To address the issue of those who would be directly affected by the oil excise tax, the DOF proposed a P200-per-month cash transfer to the poorest 10 million households in 2018. This will then be increased to P300 per month in 2019 and in 2020.
Danofrata said the TRAIN law envisions to improve the quality of life of all Filipinos by using 70 percent of the revenues that would be raised to fund infrastructure projects over a five-year period as part of the “Build, Build, Build Program” of the Duterte administration. These include provisions for military structure, sports facilities for public schools, and potable drinking water in public places.
The remaining 30 percent, meanwhile, will be used to fund certain social services especially for sugar farmers, investments in education, health, social protection, employment, free skills training at the Technical Education and Skills Development Authority, and the conditional fund transfer to the poorest 10 million households as determined by the Department of Social Welfare and Development.
Through these infrastructure developments, the government hopes to yield a higher quality of education among the workforce, higher income for farmers because of the cash transfers, more efficient farming practices and farm-to-market accessibility, as well as increase in mobility by improving mass transport system in the country.
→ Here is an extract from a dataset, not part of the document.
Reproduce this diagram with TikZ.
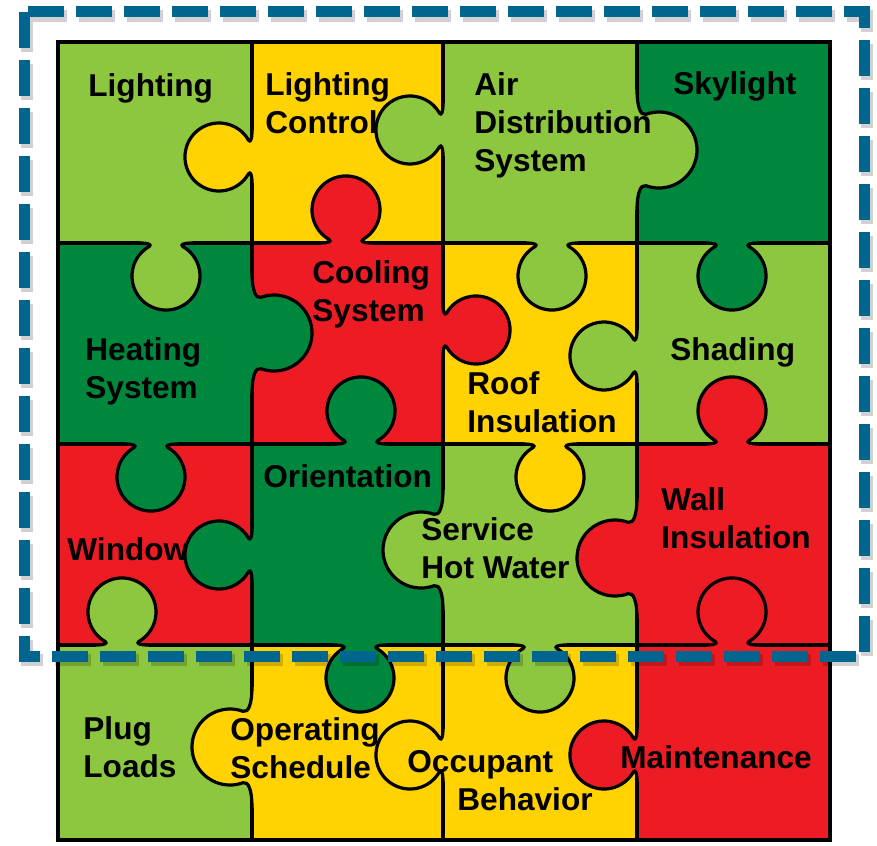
\documentclass[tikz,border=0pt]{standalone}
\usepackage{fontspec}
\setmainfont{Liberation Sans}

\definecolor{lightgreen}{HTML}{8DC63F}
\definecolor{darkgreen}{HTML}{00873E}
\definecolor{puzzleyellow}{HTML}{FFD200}
\definecolor{puzzlered}{HTML}{ED1C24}
\definecolor{framecolor}{HTML}{00658F}

% tab outlines: seam along u, bulge towards +v
\newcommand{\roundtab}{(-26,0) .. controls (-18,0) and (-13.5,1.6) .. (-17,3.6)
	arc[start angle=240, end angle=-60, radius=34]
	.. controls (13.5,1.6) and (18,0) .. (26,0)}
\newcommand{\broadtab}{(-60,0) .. controls (-44,0) and (-33.7,3.4) .. (-35.7,9)
	arc[start angle=200, end angle=-20, radius=38]
	.. controls (33.7,3.4) and (44,0) .. (60,0)}

% x, y, direction, colour, shape, half width
\newcommand{\puzzletab}[6]{%
	\begin{scope}[shift={(#1,#2)}, #3]
		\fill[#4] #5 -- (#6,-2.5) -- (-#6,-2.5) -- cycle;
		\draw[edge] #5;
	\end{scope}}

\begin{document}
\begin{tikzpicture}[
	x=0.5pt, y=-0.5pt,
	edge/.style = {line width=1.6pt, line join=round},
	border/.style = {line width=2.2pt},
	label/.style = {anchor=base west, align=left, inner sep=0pt, font=\fontsize{15.8}{19}\selectfont\bfseries},
	frame/.style = {draw=framecolor, line width=5.5pt, dash pattern=on 18pt off 6pt},
	frameshadow/.style = {draw=black, opacity=0.18, line width=6pt, dash pattern=on 18pt off 6pt},
	tabup/.style = {x={(0.5pt,0pt)}, y={(0pt,0.5pt)}},
	tabdown/.style = {x={(0.5pt,0pt)}, y={(0pt,-0.5pt)}},
	tableft/.style = {x={(0pt,-0.5pt)}, y={(-0.5pt,0pt)}},
	tabright/.style = {x={(0pt,-0.5pt)}, y={(0.5pt,0pt)}}
]
\useasboundingbox (0,0) rectangle (877,845);

% pieces
\fill[lightgreen]   (58,42)  rectangle (252,243);
\fill[puzzleyellow] (252,42) rectangle (443,243);
\fill[lightgreen]   (443,42) rectangle (637,243);
\fill[darkgreen]    (637,42) rectangle (830,243);

\fill[darkgreen]    (58,243)  rectangle (252,444);
\fill[puzzlered]    (252,243) rectangle (443,444);
\fill[puzzleyellow] (443,243) rectangle (637,444);
\fill[lightgreen]   (637,243) rectangle (830,444);

\fill[puzzlered]    (58,444)  rectangle (252,645);
\fill[darkgreen]    (252,444) rectangle (443,645);
\fill[lightgreen]   (443,444) rectangle (637,645);
\fill[puzzlered]    (637,444) rectangle (830,645);

\fill[lightgreen]   (58,645)  rectangle (252,840);
\fill[puzzleyellow] (252,645) rectangle (443,840);
\fill[puzzleyellow] (443,645) rectangle (637,840);
\fill[puzzlered]    (637,645) rectangle (830,840);

% seams
\draw[edge] (252,42) -- (252,840) (443,42) -- (443,840) (637,42) -- (637,840)
	(58,243) -- (830,243) (58,444) -- (830,444) (58,645) -- (830,645);

% tabs on the vertical seams
\puzzletab{252}{157}{tableft}{puzzleyellow}{\roundtab}{26}
\puzzletab{443}{130}{tableft}{lightgreen}{\roundtab}{26}
\puzzletab{637}{150}{tabright}{lightgreen}{\broadtab}{60}
\puzzletab{252}{333}{tabright}{darkgreen}{\broadtab}{60}
\puzzletab{443}{330}{tabright}{puzzlered}{\roundtab}{26}
\puzzletab{637}{356}{tableft}{lightgreen}{\roundtab}{26}
\puzzletab{252}{555}{tableft}{darkgreen}{\roundtab}{26}
\puzzletab{443}{550}{tableft}{lightgreen}{\broadtab}{60}
\puzzletab{637}{558}{tableft}{puzzlered}{\broadtab}{60}
\puzzletab{252}{747}{tableft}{puzzleyellow}{\broadtab}{60}
\puzzletab{443}{755}{tableft}{puzzleyellow}{\roundtab}{26}
\puzzletab{637}{755}{tableft}{puzzlered}{\roundtab}{26}

% tabs on the horizontal seams
\puzzletab{166}{243}{tabdown}{lightgreen}{\roundtab}{26}
\puzzletab{346}{243}{tabup}{puzzlered}{\roundtab}{26}
\puzzletab{552}{243}{tabdown}{lightgreen}{\roundtab}{26}
\puzzletab{732}{243}{tabdown}{darkgreen}{\roundtab}{26}
\puzzletab{151}{444}{tabdown}{darkgreen}{\roundtab}{26}
\puzzletab{361}{444}{tabup}{darkgreen}{\roundtab}{26}
\puzzletab{550}{444}{tabdown}{puzzleyellow}{\roundtab}{26}
\puzzletab{732}{444}{tabup}{puzzlered}{\roundtab}{26}
\puzzletab{122}{645}{tabup}{lightgreen}{\roundtab}{26}
\puzzletab{360}{645}{tabdown}{darkgreen}{\roundtab}{26}
\puzzletab{540}{645}{tabdown}{lightgreen}{\roundtab}{26}
\puzzletab{732}{645}{tabup}{puzzlered}{\roundtab}{26}

\draw[border] (58,42) rectangle (830,840);

% labels (multi-line ones sit on their last baseline)
\node[label] (lighting)    at (88,97)   {Lighting};
\node[label] (lightctrl)   at (265,134) {Lighting\\Control};
\node[label] (airdist)     at (474,172) {Air\\Distribution\\System};
\node[label] (skylight)    at (673,95)  {Skylight};
\node[label] (heating)     at (85,398)  {Heating\\System};
\node[label] (cooling)     at (312,321) {Cooling\\System};
\node[label] (roof)        at (467,432) {Roof\\Insulation};
\node[label] (shading)     at (670,360) {Shading};
\node[label] (window)      at (67,560)  {Window};
\node[label] (orientation) at (263,487) {Orientation};
\node[label] (hotwater)    at (421,578) {Service\\Hot Water};
\node[label] (wall)        at (661,548) {Wall\\Insulation};
\node[label] (plug)        at (83,777)  {Plug\\Loads};
\node[label] (operating)   at (230,778) {Operating\\Schedule};
\node[label] (occupant)    at (407,810) {Occupant\\\hspace*{25pt}Behavior};
\node[label] (maintenance) at (620,768) {Maintenance};

% dashed frame
\draw[frameshadow] (27,16) rectangle (867,660);
\draw[frame] (24,12) rectangle (864,656);

\end{tikzpicture}
\end{document}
The BIR Director shared that the vision of the TRAIN Law is not to burden the people but to make sure that in the long run, all will benefit from it to provide everybody a better future.
Africa, for his part, stressed that although the government was able to come up with a comprehensive tax reform program through the TRAIN Law, such law did not consider the context of the Filipino public and the unintended consequences of the so-called “most comprehensive taxation system” in the country. He stated that one of the loopholes is that the gains are only concentrated on the rich while the system takes so much from the poor. Such law, he said, would only increase the productivity of the BIR and Bureau of Customs at the expense of the tax system’s effectiveness in delivering vital social and development outcomes.
Moreover, Africa stressed that the claim that the TRAIN Law will eventually rescue 21 million Filipinos from poverty is an overstatement. Based on the data they have acquired from the Philippine Statistics Authority, it is not true that 99 percent of Filipinos will benefit from it despite the purported cash transfers that will then be lifted by 2021. He emphasized that the real effect of the TRAIN Law would only be felt in 2021 by the poorest of the poor after the Cash Transfer Program of the DSWD has ended.
More than TRAIN
The IBON official said that although the TRAIN Law supposedly aims to improve social services, healthcare and education, it would take a lot more factors to be able to address poverty and inequality in the country.
Both speakers encouraged Filipinos to continuously inquire and enter into dialogue with government officials and other sectoral organizations as they assess the implications of the TRAIN Law to the Filipino public’s everyday life. They said that all people need to be vigilant in order for them to be able to assess later the impact of such law to national development and to the people’s collective aspirations.
Africa conveyed his last point that the government need not actually collect taxes from all. Ms. Danofrata concluded by reminding everyone to do their respective shares for the realization of a better life for every Filipino. In the end, both agreed that the common good has to be articulated by every Filipino citizen.